Sisyphus & The Importance of the Struggle
Sisyphus has been on the mind a lot lately. He’s the Greek lad who was made to push a boulder up a hill only to have it roll back down again. When it rolled back down he’d walk down after it and begin to push once more. This was his existence forever, to push that boulder up that hill over and over again.
The natural inclination is to be horrified by that story. It seems to be a torturous existence. One that we’d not wish upon our worst enemy. But that existence is our existence, and it’s not necessarily a bad thing.
For the longest time I just assumed Sisyphus had to be miserable. Working that hard only to have it all crumble beneath him. Putting so much effort into a task for it to inevitably fail, forcing you to start all over.

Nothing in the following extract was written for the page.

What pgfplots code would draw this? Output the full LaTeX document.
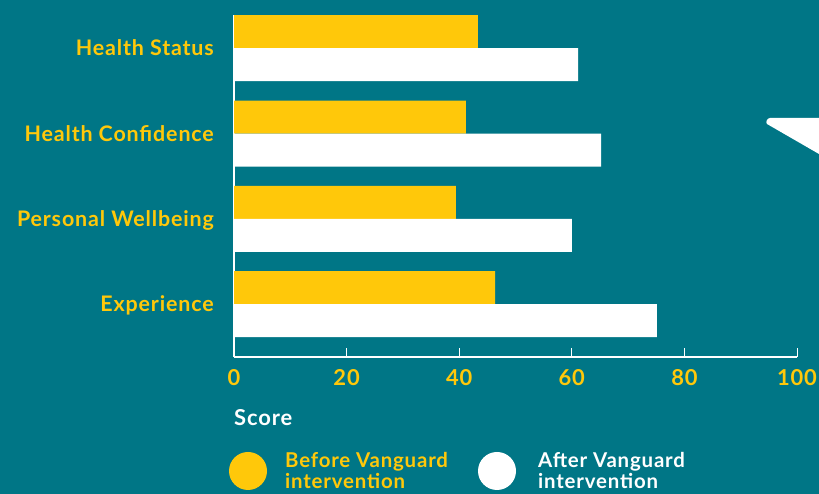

That’s tough, but it doesn’t mean misery is mandatory.
Life is suffering. Life is a Sisyphean toil. You work your ass off and you get rejected. You’re relationships break down. You fail over and over again. We suffer far more than we don’t, but it’s absolutely necessary in order to be grateful for those rare fleeting days when the going isn’t so tough. We fail constantly for hours in order to succeed for seconds. That’s no small thing.
The problem arises when we frame the struggle and failure as a bad thing. If failure and struggle takes up a large portion of our lives then there’s no reason to conclude that it’s out of the ordinary.
Failure is a necessary normality. I think what happens is that the struggle makes us uncomfortable, and we now live in a world that has conditioned us to crave comfort. We’d much rather take the path of least resistance, watch TV for hours and not struggle towards something more ambitious than mediocrity.
The part of the myth of Sisyphus that is rarely acknowledged is the walk back down the hill. The struggle is done with and the boulder has rolled to the bottom. Sisyphus has to walk back down to start again. I like to think that in those minutes on the walk back down, Sisyphus is at peace rather than tormented.
He’s in the place between failures. He’s understanding that the journey is the struggle, and when the struggle is done, if only for a few short minutes, we really get to take stock and appreciate the struggle, because without it we wouldn’t be who we are.
Sisyphus isn’t Sisyphus without his pushing of that boulder. You are not you without all your scars. We like to complain and despise the struggle, but none of us would wish to be anyone but ourselves. We’ve convinced ourselves that we hate our struggles and our failures, when in reality it’s the struggle that makes the happy moments so sweet. In that sense, deep down we love our struggles because they make the biggest impact on us.
So, continue to push your boulder, and when it inevitably rolls back down the hill, make sure you enjoy the freedom of the walk back down the slope to start all over again.